§ Stated problem: Return all of the data exactly, with nothing left out but the pictures.

§ Data block:
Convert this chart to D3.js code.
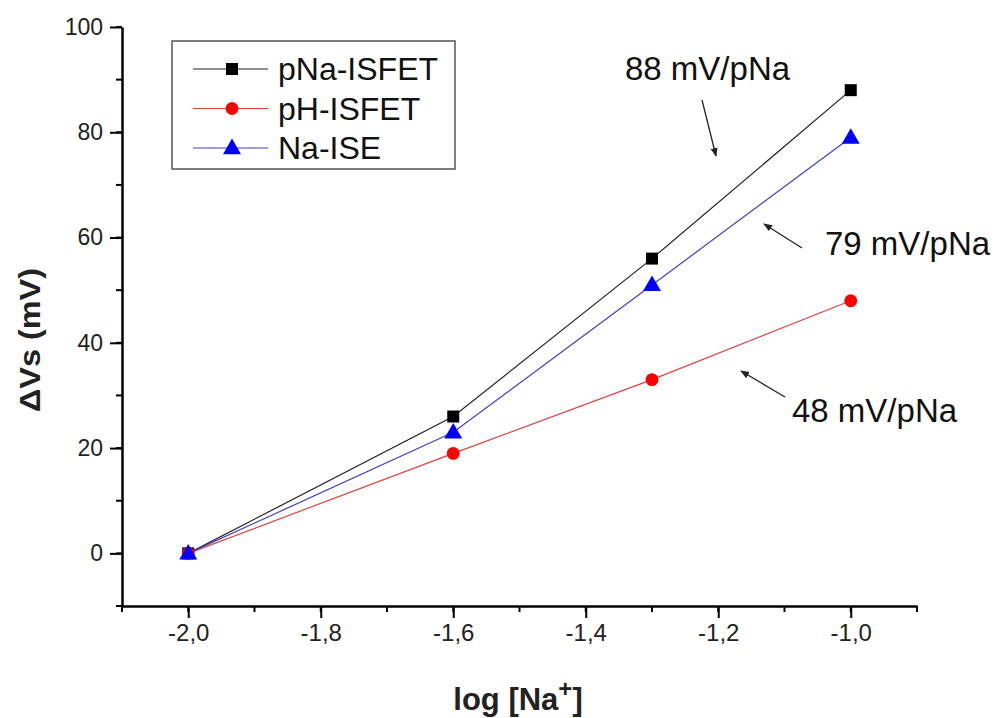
<!DOCTYPE html>
<html><head><meta charset="utf-8">
<script src="https://cdn.jsdelivr.net/npm/d3@7"></script>
<style>body{margin:0;background:#fff;} svg{display:block;font-family:"Liberation Sans",Arial,sans-serif;}</style>
</head><body>
<script>
const xValues = [-2.0, -1.6, -1.3, -1.0];
const seriesNames = ["pNa-ISFET", "pH-ISFET", "Na-ISE"];
const pNaISFET = [0, 26, 56, 88];
const pHISFET = [0, 19, 33, 48];
const NaISE = [0, 23, 51, 79];
const seriesColors = ["#000000", "#ff0000", "#0000ff"];
const lineColors = ["#222222", "#e04040", "#4040c0"];
const markerTypes = ["square", "circle", "triangle"];
const xTicks = [-2.0, -1.8, -1.6, -1.4, -1.2, -1.0];
const yTicks = [0, 20, 40, 60, 80, 100];
const annotations = [
  {text: "88 mV/pNa", x: 625, y: 80, ax1: 702, ay1: 100, ax2: 716, ay2: 156},
  {text: "79 mV/pNa", x: 825, y: 255, ax1: 802, ay1: 248, ax2: 764, ay2: 224},
  {text: "48 mV/pNa", x: 792, y: 422, ax1: 785, ay1: 397, ax2: 741, ay2: 371}
];

const W = 995, H = 718;
const svg = d3.select("body").append("svg").attr("width", W).attr("height", H);
const x = d3.scaleLinear().domain([-2.1, -0.9]).range([122, 917]);
const y = d3.scaleLinear().domain([-10, 100]).range([606, 27]);

const fmt = d => d3.format(".1f")(d).replace(".", ",").replace("−", "-");

// minor ticks
const xMinor = d3.range(-2.1, -0.89, 0.1);
const yMinor = d3.range(-10, 101, 10);
const axisG = svg.append("g");
axisG.selectAll(".xm").data(xMinor).enter().append("line")
  .attr("x1", d => x(d)).attr("x2", d => x(d)).attr("y1", 606).attr("y2", 612)
  .attr("stroke", "#000").attr("stroke-width", 2);
axisG.selectAll(".ym").data(yMinor).enter().append("line")
  .attr("x1", 116).attr("x2", 122).attr("y1", d => y(d)).attr("y2", d => y(d))
  .attr("stroke", "#000").attr("stroke-width", 2);

const xAxis = d3.axisBottom(x).tickValues(xTicks).tickSize(12).tickSizeOuter(0).tickPadding(6).tickFormat(fmt);
const gx = svg.append("g").attr("transform", "translate(0,606)").call(xAxis);
gx.attr("font-size", null).attr("font-family", null);
gx.select(".domain").attr("stroke-width", 2.5);
gx.selectAll(".tick line").attr("stroke-width", 2);
gx.selectAll("text").style("font-size", "24px").style("font-family", "'Liberation Sans', Arial, sans-serif").attr("fill", "#222");

const yAxis = d3.axisLeft(y).tickValues(yTicks).tickSize(12).tickSizeOuter(0).tickPadding(7);
const gy = svg.append("g").attr("transform", "translate(122,0)").call(yAxis);
gy.attr("font-size", null).attr("font-family", null);
gy.select(".domain").attr("stroke-width", 2.5);
gy.selectAll(".tick line").attr("stroke-width", 2);
gy.selectAll("text").style("font-size", "23px").style("font-family", "'Liberation Sans', Arial, sans-serif").attr("fill", "#222");

// titles
svg.append("text").attr("transform", "translate(40,340) rotate(-90)")
  .attr("text-anchor", "middle").attr("font-weight", "bold").attr("font-size", 30).attr("fill", "#222")
  .attr("textLength", 144).attr("lengthAdjust", "spacingAndGlyphs")
  .text("ΔVs (mV)");
const xt = svg.append("text").attr("x", 518).attr("y", 710).attr("text-anchor", "middle")
  .attr("font-weight", "bold").attr("font-size", 31).attr("fill", "#222");
xt.append("tspan").text("log [Na");
xt.append("tspan").attr("dy", -13).attr("font-size", 24).text("+");
xt.append("tspan").attr("dy", 13).text("]");

const allSeries = [pNaISFET, pHISFET, NaISE];
const symbolOf = {square: d3.symbolSquare, circle: d3.symbolCircle, triangle: d3.symbolTriangle};
const sizeOf = {square: 144, circle: 130, triangle: 140};

function marker(g, type, color, cx, cy) {
  g.append("path").attr("d", d3.symbol().type(symbolOf[type]).size(sizeOf[type])())
    .attr("transform", `translate(${cx},${cy + (type === "triangle" ? 1 : 0)})`).attr("fill", color);
}

const line = d3.line().x((d, i) => x(xValues[i])).y(d => y(d));
allSeries.forEach((vals, si) => {
  svg.append("path").datum(vals).attr("d", line).attr("fill", "none")
    .attr("stroke", lineColors[si]).attr("stroke-width", 1.2);
});
allSeries.forEach((vals, si) => {
  const g = svg.append("g");
  vals.forEach((v, i) => marker(g, markerTypes[si], seriesColors[si], x(xValues[i]), y(v)));
});

// legend
const lg = svg.append("g");
lg.append("rect").attr("x", 172).attr("y", 41).attr("width", 283).attr("height", 128)
  .attr("fill", "#fff").attr("stroke", "#555").attr("stroke-width", 1.5);
seriesNames.forEach((name, i) => {
  const ly = 69 + i * 39.5;
  lg.append("line").attr("x1", 193).attr("x2", 268).attr("y1", ly).attr("y2", ly)
    .attr("stroke", lineColors[i]).attr("stroke-width", 1.2);
  marker(lg, markerTypes[i], seriesColors[i], 232, ly);
  lg.append("text").attr("x", 278).attr("y", ly + 11).attr("font-size", 32).attr("fill", "#111").text(name);
});

// annotations
svg.append("defs").append("marker").attr("id", "arr").attr("viewBox", "0 0 10 10")
  .attr("refX", 9).attr("refY", 5).attr("markerWidth", 9).attr("markerHeight", 9)
  .attr("markerUnits", "userSpaceOnUse").attr("orient", "auto")
  .append("path").attr("d", "M0,1 L10,5 L0,9 Z").attr("fill", "#222");
annotations.forEach(a => {
  svg.append("text").attr("x", a.x).attr("y", a.y).attr("font-size", 33).attr("fill", "#111").text(a.text);
  svg.append("line").attr("x1", a.ax1).attr("y1", a.ay1).attr("x2", a.ax2).attr("y2", a.ay2)
    .attr("stroke", "#222").attr("stroke-width", 1.3).attr("marker-end", "url(#arr)");
});
</script>
</body></html>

§ Problem solution:
Convert this chart to D3.js code.
<!DOCTYPE html>
<html><head><meta charset="utf-8">
<script src="https://cdn.jsdelivr.net/npm/d3@7"></script>
<style>body{margin:0;background:#fff;} svg{display:block;font-family:"Liberation Sans",Arial,sans-serif;}</style>
</head><body>
<script>
const xValues = [-2.0, -1.6, -1.3, -1.0];
const seriesNames = ["pNa-ISFET", "pH-ISFET", "Na-ISE"];
const pNaISFET = [0, 26, 56, 88];
const pHISFET = [0, 19, 33, 48];
const NaISE = [0, 23, 51, 79];
const seriesColors = ["#000000", "#ff0000", "#0000ff"];
const lineColors = ["#222222", "#e04040", "#4040c0"];
const markerTypes = ["square", "circle", "triangle"];
const xTicks = [-2.0, -1.8, -1.6, -1.4, -1.2, -1.0];
const yTicks = [0, 20, 40, 60, 80, 100];
const annotations = [
  {text: "88 mV/pNa", x: 625, y: 80, ax1: 702, ay1: 100, ax2: 716, ay2: 156},
  {text: "79 mV/pNa", x: 825, y: 255, ax1: 802, ay1: 248, ax2: 764, ay2: 224},
  {text: "48 mV/pNa", x: 792, y: 422, ax1: 785, ay1: 397, ax2: 741, ay2: 371}
];

const W = 995, H = 718;
const svg = d3.select("body").append("svg").attr("width", W).attr("height", H);
const x = d3.scaleLinear().domain([-2.1, -0.9]).range([122, 917]);
const y = d3.scaleLinear().domain([-10, 100]).range([606, 27]);

const fmt = d => d3.format(".1f")(d).replace(".", ",").replace("−", "-");

// minor ticks
const xMinor = d3.range(-2.1, -0.89, 0.1);
const yMinor = d3.range(-10, 101, 10);
const axisG = svg.append("g");
axisG.selectAll(".xm").data(xMinor).enter().append("line")
  .attr("x1", d => x(d)).attr("x2", d => x(d)).attr("y1", 606).attr("y2", 612)
  .attr("stroke", "#000").attr("stroke-width", 2);
axisG.selectAll(".ym").data(yMinor).enter().append("line")
  .attr("x1", 116).attr("x2", 122).attr("y1", d => y(d)).attr("y2", d => y(d))
  .attr("stroke", "#000").attr("stroke-width", 2);

const xAxis = d3.axisBottom(x).tickValues(xTicks).tickSize(12).tickSizeOuter(0).tickPadding(6).tickFormat(fmt);
const gx = svg.append("g").attr("transform", "translate(0,606)").call(xAxis);
gx.attr("font-size", null).attr("font-family", null);
gx.select(".domain").attr("stroke-width", 2.5);
gx.selectAll(".tick line").attr("stroke-width", 2);
gx.selectAll("text").style("font-size", "24px").style("font-family", "'Liberation Sans', Arial, sans-serif").attr("fill", "#222");

const yAxis = d3.axisLeft(y).tickValues(yTicks).tickSize(12).tickSizeOuter(0).tickPadding(7);
const gy = svg.append("g").attr("transform", "translate(122,0)").call(yAxis);
gy.attr("font-size", null).attr("font-family", null);
gy.select(".domain").attr("stroke-width", 2.5);
gy.selectAll(".tick line").attr("stroke-width", 2);
gy.selectAll("text").style("font-size", "23px").style("font-family", "'Liberation Sans', Arial, sans-serif").attr("fill", "#222");

// titles
svg.append("text").attr("transform", "translate(40,340) rotate(-90)")
  .attr("text-anchor", "middle").attr("font-weight", "bold").attr("font-size", 30).attr("fill", "#222")
  .attr("textLength", 144).attr("lengthAdjust", "spacingAndGlyphs")
  .text("ΔVs (mV)");
const xt = svg.append("text").attr("x", 518).attr("y", 710).attr("text-anchor", "middle")
  .attr("font-weight", "bold").attr("font-size", 31).attr("fill", "#222");
xt.append("tspan").text("log [Na");
xt.append("tspan").attr("dy", -13).attr("font-size", 24).text("+");
xt.append("tspan").attr("dy", 13).text("]");

const allSeries = [pNaISFET, pHISFET, NaISE];
const symbolOf = {square: d3.symbolSquare, circle: d3.symbolCircle, triangle: d3.symbolTriangle};
const sizeOf = {square: 144, circle: 130, triangle: 140};

function marker(g, type, color, cx, cy) {
  g.append("path").attr("d", d3.symbol().type(symbolOf[type]).size(sizeOf[type])())
    .attr("transform", `translate(${cx},${cy + (type === "triangle" ? 1 : 0)})`).attr("fill", color);
}

const line = d3.line().x((d, i) => x(xValues[i])).y(d => y(d));
allSeries.forEach((vals, si) => {
  svg.append("path").datum(vals).attr("d", line).attr("fill", "none")
    .attr("stroke", lineColors[si]).attr("stroke-width", 1.2);
});
allSeries.forEach((vals, si) => {
  const g = svg.append("g");
  vals.forEach((v, i) => marker(g, markerTypes[si], seriesColors[si], x(xValues[i]), y(v)));
});

// legend
const lg = svg.append("g");
lg.append("rect").attr("x", 172).attr("y", 41).attr("width", 283).attr("height", 128)
  .attr("fill", "#fff").attr("stroke", "#555").attr("stroke-width", 1.5);
seriesNames.forEach((name, i) => {
  const ly = 69 + i * 39.5;
  lg.append("line").attr("x1", 193).attr("x2", 268).attr("y1", ly).attr("y2", ly)
    .attr("stroke", lineColors[i]).attr("stroke-width", 1.2);
  marker(lg, markerTypes[i], seriesColors[i], 232, ly);
  lg.append("text").attr("x", 278).attr("y", ly + 11).attr("font-size", 32).attr("fill", "#111").text(name);
});

// annotations
svg.append("defs").append("marker").attr("id", "arr").attr("viewBox", "0 0 10 10")
  .attr("refX", 9).attr("refY", 5).attr("markerWidth", 9).attr("markerHeight", 9)
  .attr("markerUnits", "userSpaceOnUse").attr("orient", "auto")
  .append("path").attr("d", "M0,1 L10,5 L0,9 Z").attr("fill", "#222");
annotations.forEach(a => {
  svg.append("text").attr("x", a.x).attr("y", a.y).attr("font-size", 33).attr("fill", "#111").text(a.text);
  svg.append("line").attr("x1", a.ax1).attr("y1", a.ay1).attr("x2", a.ax2).attr("y2", a.ay2)
    .attr("stroke", "#222").attr("stroke-width", 1.3).attr("marker-end", "url(#arr)");
});
</script>
</body></html>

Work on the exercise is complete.